Hannah is not asking that God just level the playing field.  She is asking that the world be turned upside down.  Many of the Proverbs view wealth as a blessing from God.  But Hannah’s song offers a different view, the view that God sides with the poor.

Now if things are just turned upside down, if you are just flipping things, then someone is always on the bottom.  But there is another way of thinking about this.  Perhaps it is the case that for those who are calling all the shots, a just and equitable world feels like the world has been turned upside down.  

In Hannah’s world, and down through the ages, many have accumulated wealth and power by taking advantage of the poor.  That is why we find time and again admonitions against abusing the widow and of caring for the alien in your land.

Gaining wealth at the expense of those on the bottom is a time-honored practice.  We see it all the time.  In this pandemic, the wealthiest have done fabulously well, while those who could least afford to lose jobs are the ones who have lost them.  

Hannah’s song, her vision, gives hope to those who are on the bottom – those who are left out and those who are losing hope.

It is interesting that in calling for justice, sometimes the most effective voice is the most vulnerable voice.  Martin Luther King was the great leader, but it was Rosa Parks choosing to sit in the wrong seat that set off the civil rights movement.
The most effective voice calling for action to save our climate is Greta Thunburg, who after all this time is still just 17 years old.
And then the strongest international voice calling for gender equality in education is Malala Yousafzai, who was shot in the head by the Taliban as a teenager and recovered to win the Nobel Peace Prize at the age of 17.
And then there is Mary the mother of Jesus, a young unmarried woman whose own song heralded the birth of Jesus and the changes he would bring.

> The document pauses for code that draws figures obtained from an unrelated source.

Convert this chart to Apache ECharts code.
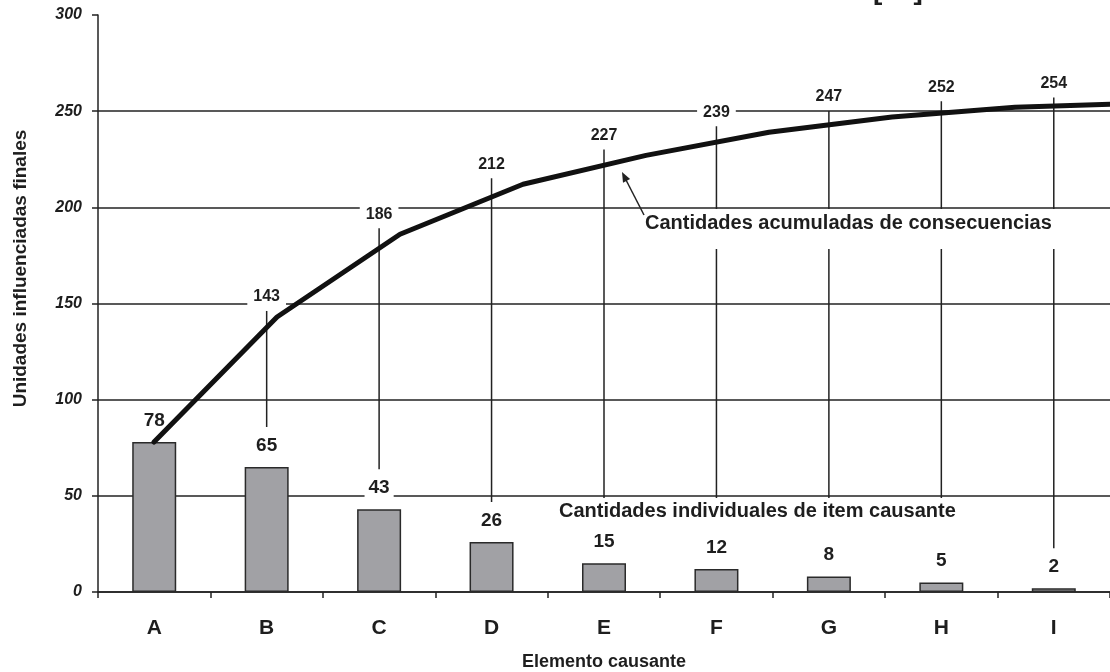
<!DOCTYPE html>
<html>
<head>
<meta charset="utf-8">
<style>
  html, body { margin: 0; padding: 0; background: #fff; }
  #chart { width: 1110px; height: 672px; }
</style>
<script src="https://cdn.jsdelivr.net/npm/echarts@6/dist/echarts.min.js"></script>
</head>
<body>
<div id="chart"></div>
<script>
var categories = ['A', 'B', 'C', 'D', 'E', 'F', 'G', 'H', 'I']
var individualValues = [78, 65, 43, 26, 15, 12, 8, 5, 2]
var cumulativeValues = [78, 143, 186, 212, 227, 239, 247, 252, 254]
var yTicks = [0, 50, 100, 150, 200, 250, 300]

var FONT = '"Liberation Sans", Arial, sans-serif'
var INK = '#1e1e1e'

var chart = echarts.init(document.getElementById('chart'))

// leader lines + cumulative labels, one per category (A has none)
var leaderData = []
for (var i = 0; i < categories.length; i++) {
  leaderData.push([i, cumulativeValues[i], individualValues[i]])
}

function renderLeader(params, api) {
  var idx = api.value(0)
  if (idx === 0) return
  var cum = api.value(1)
  var top = api.coord([idx, cum])
  var bar = api.coord([idx, api.value(2)])
  var labelY = top[1] - 20
  return {
    type: 'group',
    children: [
      {
        type: 'line',
        shape: { x1: top[0], y1: labelY + 14, x2: top[0], y2: bar[1] - 40 },
        style: { stroke: '#222', lineWidth: 1.5 }
      },
      {
        type: 'text',
        x: top[0],
        y: labelY,
        style: {
          text: String(cum),
          font: 'bold 16px ' + FONT,
          fill: INK,
          align: 'center',
          verticalAlign: 'middle',
          backgroundColor: '#fff',
          padding: [2, 6]
        }
      }
    ]
  }
}

var gridTop = 15
var gridBottom = 80

chart.setOption({
  animation: false,
  backgroundColor: '#fff',
  textStyle: { fontFamily: FONT },
  grid: [
    { left: 98, right: 0, top: gridTop, bottom: gridBottom, outerBoundsMode: 'none' },
    // the cumulative curve runs on its own wider spacing and is cut by the page edge
    { left: 154, right: -28, top: gridTop, bottom: gridBottom, outerBoundsMode: 'none' }
  ],
  xAxis: [
    {
      type: 'category',
      gridIndex: 0,
      data: categories,
      name: 'Elemento causante',
      nameLocation: 'middle',
      nameGap: 61,
      nameTextStyle: { fontSize: 18, fontWeight: 'bold', color: INK, fontFamily: FONT },
      axisLine: { lineStyle: { color: '#222', width: 1.5 } },
      axisTick: { show: true, length: 6, lineStyle: { color: '#222', width: 1.5 } },
      axisLabel: { margin: 26, fontSize: 21, fontWeight: 'bold', color: INK, fontFamily: FONT },
      splitLine: { show: false }
    },
    {
      type: 'category',
      gridIndex: 1,
      data: categories,
      boundaryGap: false,
      show: false
    }
  ],
  yAxis: [
    {
      type: 'value',
      gridIndex: 0,
      min: yTicks[0],
      max: yTicks[yTicks.length - 1],
      interval: 50,
      name: 'Unidades influenciadas finales',
      nameLocation: 'middle',
      nameGap: 68,
      nameTextStyle: { fontSize: 19, fontWeight: 'bold', color: INK, fontFamily: FONT, padding: [0, 0, 0, 70] },
      axisLine: { show: true, lineStyle: { color: '#222', width: 1.5 } },
      axisTick: { show: true, length: 6, lineStyle: { color: '#222', width: 1.5 } },
      axisLabel: { margin: 16, fontSize: 16, fontWeight: 'bold', fontStyle: 'italic', color: INK, fontFamily: FONT },
      splitLine: {
        show: true,
        lineStyle: { color: ['#222', '#222', '#222', '#222', '#222', '#222', 'rgba(0,0,0,0)'], width: 1.5 }
      }
    },
    {
      type: 'value',
      gridIndex: 1,
      min: yTicks[0],
      max: yTicks[yTicks.length - 1],
      show: false,
      splitLine: { show: false }
    }
  ],
  graphic: [
    {
      type: 'text',
      x: 873,
      y: 5,
      z: 5,
      style: { text: '[13]', font: 'bold 28px ' + FONT, fill: INK, verticalAlign: 'bottom' }
    },
    {
      type: 'text',
      x: 641,
      y: 209,
      z: 1.5,
      style: {
        text: 'Cantidades acumuladas de consecuencias',
        font: 'bold 20px ' + FONT,
        fill: INK,
        verticalAlign: 'top',
        backgroundColor: '#fff',
        padding: [4, 4, 16, 4]
      }
    },
    {
      type: 'text',
      x: 555,
      y: 498,
      z: 1.5,
      style: {
        text: 'Cantidades individuales de item causante',
        font: 'bold 20px ' + FONT,
        fill: INK,
        verticalAlign: 'top',
        backgroundColor: '#fff',
        padding: [3, 4, 26, 4]
      }
    },
    {
      type: 'line',
      z: 5,
      shape: { x1: 644, y1: 215, x2: 625, y2: 178 },
      style: { stroke: '#222', lineWidth: 1.5 }
    },
    {
      type: 'polygon',
      z: 5,
      shape: { points: [[622, 172], [630.1, 179.1], [623.0, 182.7]] },
      style: { fill: '#222' }
    }
  ],
  series: [
    {
      name: 'Cantidades individuales',
      type: 'bar',
      xAxisIndex: 0,
      yAxisIndex: 0,
      z: 2,
      data: individualValues,
      barWidth: 44,
      itemStyle: { color: '#a1a1a5', borderColor: '#2a2a2a', borderWidth: 1.5 },
      label: {
        show: true,
        position: 'top',
        distance: 11,
        fontSize: 19,
        fontWeight: 'bold',
        fontFamily: FONT,
        color: INK,
        backgroundColor: '#fff',
        padding: [1, 4]
      }
    },
    {
      name: 'Guias',
      type: 'custom',
      xAxisIndex: 0,
      yAxisIndex: 0,
      z: 1,
      data: leaderData,
      encode: { x: 0, y: 1 },
      renderItem: renderLeader,
      silent: true
    },
    {
      name: 'Cantidades acumuladas',
      type: 'line',
      xAxisIndex: 1,
      yAxisIndex: 1,
      z: 4,
      data: cumulativeValues,
      showSymbol: false,
      symbol: 'none',
      lineStyle: { color: '#111', width: 5, join: 'round', cap: 'round' }
    }
  ]
})
</script>
</body>
</html>
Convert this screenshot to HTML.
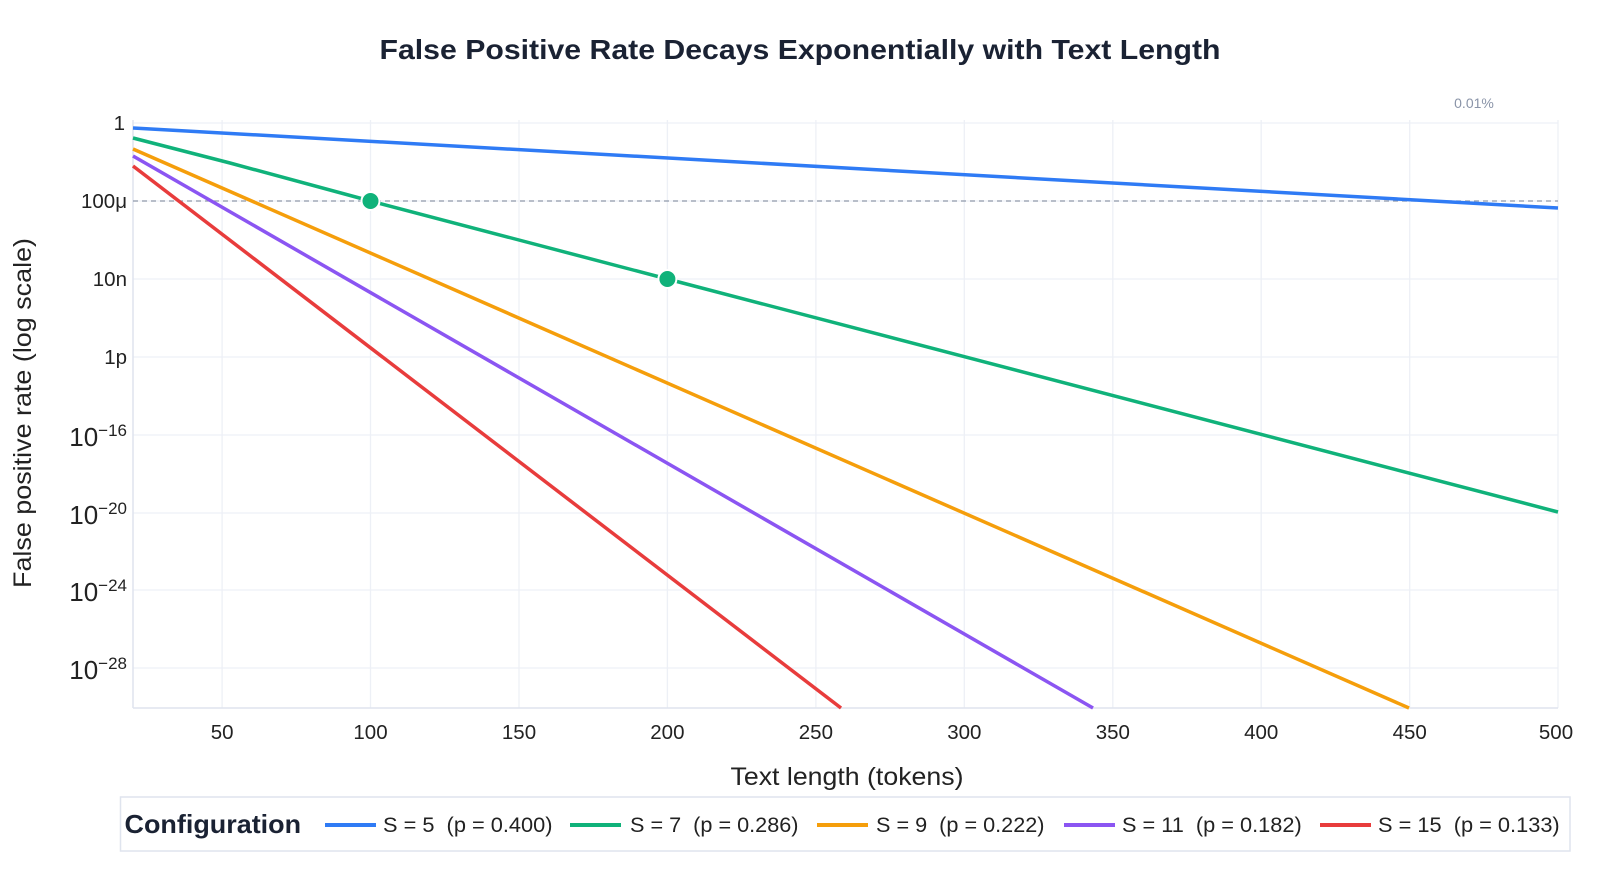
<!DOCTYPE html>
<html><head><meta charset="utf-8"><style>
html,body{margin:0;padding:0;background:#fff;}
svg text{font-family:"Liberation Sans",Arial,sans-serif;}
</style></head><body>
<svg width="1600" height="876" viewBox="0 0 1600 876" xmlns="http://www.w3.org/2000/svg">
<rect width="1600" height="876" fill="#fff"/>
<text x="800" y="59" text-anchor="middle" font-size="28" font-weight="bold" fill="#1a2233" textLength="841" lengthAdjust="spacingAndGlyphs">False Positive Rate Decays Exponentially with Text Length</text>
<g stroke="#edf0f6" stroke-width="1.3">
<line x1="222.1" y1="120" x2="222.1" y2="708"/>
<line x1="370.5" y1="120" x2="370.5" y2="708"/>
<line x1="519" y1="120" x2="519" y2="708"/>
<line x1="667.4" y1="120" x2="667.4" y2="708"/>
<line x1="815.9" y1="120" x2="815.9" y2="708"/>
<line x1="964.3" y1="120" x2="964.3" y2="708"/>
<line x1="1112.8" y1="120" x2="1112.8" y2="708"/>
<line x1="1261.2" y1="120" x2="1261.2" y2="708"/>
<line x1="1409.7" y1="120" x2="1409.7" y2="708"/>
<line x1="1558" y1="120" x2="1558" y2="708"/>
<line x1="133" y1="123" x2="1558" y2="123"/>
<line x1="133" y1="201" x2="1558" y2="201"/>
<line x1="133" y1="279" x2="1558" y2="279"/>
<line x1="133" y1="357" x2="1558" y2="357"/>
<line x1="133" y1="435" x2="1558" y2="435"/>
<line x1="133" y1="513" x2="1558" y2="513"/>
<line x1="133" y1="590" x2="1558" y2="590"/>
<line x1="133" y1="668" x2="1558" y2="668"/>
</g>
<line x1="133" y1="120" x2="133" y2="708" stroke="#dfe4ee" stroke-width="1.5"/>
<line x1="133" y1="708" x2="1558" y2="708" stroke="#dfe4ee" stroke-width="1.5"/>
<line x1="133" y1="201" x2="1558" y2="201" stroke="#8f99aa" stroke-width="1.3" stroke-dasharray="5,4"/>
<text x="1474" y="108" text-anchor="middle" font-size="14" fill="#8a94a8">0.01%</text>
<g stroke-width="3.5" fill="none">
<polyline stroke="#2f7bf5" points="133,128 1558,208"/>
<polyline stroke="#10b27a" points="133,138 230,163 370.5,201 667.4,279 1558,512"/>
<polyline stroke="#f59e0b" points="133,149 1409,708"/>
<polyline stroke="#8b55f2" points="133,156 1093,708"/>
<polyline stroke="#e83c3c" points="133,166 841,708"/>
</g>
<circle cx="370.5" cy="201" r="9" fill="#10b27a" stroke="#fff" stroke-width="2"/>
<circle cx="667.4" cy="279" r="9" fill="#10b27a" stroke="#fff" stroke-width="2"/>
<g font-size="20.5" fill="#222" text-anchor="end">
<text x="125" y="130">1</text>
<text x="127" y="208">100μ</text>
<text x="127" y="286">10n</text>
<text x="127" y="364">1p</text>
</g>
<g font-size="26" fill="#222" text-anchor="end">
<text x="127" y="446">10<tspan font-size="17" dy="-10">−16</tspan></text>
<text x="127" y="524">10<tspan font-size="17" dy="-10">−20</tspan></text>
<text x="127" y="601">10<tspan font-size="17" dy="-10">−24</tspan></text>
<text x="127" y="679">10<tspan font-size="17" dy="-10">−28</tspan></text>
</g>
<g font-size="20.5" fill="#222" text-anchor="middle">
<text x="222.1" y="739">50</text>
<text x="370.5" y="739">100</text>
<text x="519" y="739">150</text>
<text x="667.4" y="739">200</text>
<text x="815.9" y="739">250</text>
<text x="964.3" y="739">300</text>
<text x="1112.8" y="739">350</text>
<text x="1261.2" y="739">400</text>
<text x="1409.7" y="739">450</text>
<text x="1556" y="739">500</text>
</g>
<text x="847" y="785" text-anchor="middle" font-size="25" fill="#222" textLength="233" lengthAdjust="spacingAndGlyphs">Text length (tokens)</text>
<text transform="translate(31,413) rotate(-90)" text-anchor="middle" font-size="25" fill="#222" textLength="350" lengthAdjust="spacingAndGlyphs">False positive rate (log scale)</text>
<rect x="120.5" y="797" width="1449.5" height="54" fill="#fff" stroke="#dfe4ee" stroke-width="1.5"/>
<text x="124.5" y="833" font-size="26" font-weight="bold" fill="#1a2233" textLength="176.6" lengthAdjust="spacingAndGlyphs">Configuration</text>
<g stroke-width="4">
<line x1="325" y1="825" x2="376" y2="825" stroke="#2f7bf5"/>
<line x1="570" y1="825" x2="621" y2="825" stroke="#10b27a"/>
<line x1="817" y1="825" x2="868" y2="825" stroke="#f59e0b"/>
<line x1="1064" y1="825" x2="1115" y2="825" stroke="#8b55f2"/>
<line x1="1320" y1="825" x2="1371" y2="825" stroke="#e83c3c"/>
</g>
<g font-size="21" fill="#222">
<text x="383" y="832" xml:space="preserve" textLength="169.5" lengthAdjust="spacingAndGlyphs">S = 5  (p = 0.400)</text>
<text x="630" y="832" xml:space="preserve" textLength="168.5" lengthAdjust="spacingAndGlyphs">S = 7  (p = 0.286)</text>
<text x="876" y="832" xml:space="preserve" textLength="168.5" lengthAdjust="spacingAndGlyphs">S = 9  (p = 0.222)</text>
<text x="1122" y="832" xml:space="preserve" textLength="179.7" lengthAdjust="spacingAndGlyphs">S = 11  (p = 0.182)</text>
<text x="1378" y="832" xml:space="preserve" textLength="181.7" lengthAdjust="spacingAndGlyphs">S = 15  (p = 0.133)</text>
</g>
</svg>
</body></html>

In a sense, these women are spiritual descendants of Hannah, a vulnerable woman crying out for justice.

In the Old Testament, not many women are named.  If mentioned at all, they are mostly mentioned as wife of, or daughter of, somebody important.  Hannah is not in a family of means.  She is not married to anyone especially significant.  She has not done anything notable to build a reputation.  She is just an ordinary married woman with no children, which was about as socially insignificant as you could be.  And yet we have not only her name, we have her words – and the words of a woman are especially rare in the Old Testament.  We have her name and her story and her voice crying out for justice.

Hannah’s song ends by saying that God will give strength to the king, God’s anointed.  Do you remember?  Israel does not have a king.  Not yet.  Hannah’s son Samuel will become the great prophet and Samuel will anoint the king, in time anointing King David.  Hannah anticipates a time when Israel will have a king who will establish justice in the land.  She celebrates God’s solution before it has even happened.

Well, what about us?  What about us living in this very strange time, in this sometimes scary and chaotic world in which we have to face multiple crises?

Like Hannah, our lives can be filled with sadness, with pain, with disappointment.  And it is within our faith to ask for something different from God – even to demand something different from God.  That is not the way we usually pray.  But maybe there are those times when we need to take our situation and we need to take God seriously enough to pray in that way.  It’s OK.  God can handle it.

And then this story serves as a reminder for us that God is in the business of bringing about justice.  It is for us to pray for that, to call for that, to work for that.  And like Hannah we can look toward and anticipate God’s victory, even when we cannot yet see it.

Now let me acknowledge that in some ways stories like this can be problematic.  What about those who suffer from infertility and long for a child?  What about those who for whom everything doesn’t work out in the long run as it does for Hannah?  This may story not be entirely helpful for everyone.  

But it does serve to tell us that we can pour out our souls before God – and we can look toward and live into God’s justice, even when we cannot see it yet.  Thanks be to God.  Amen.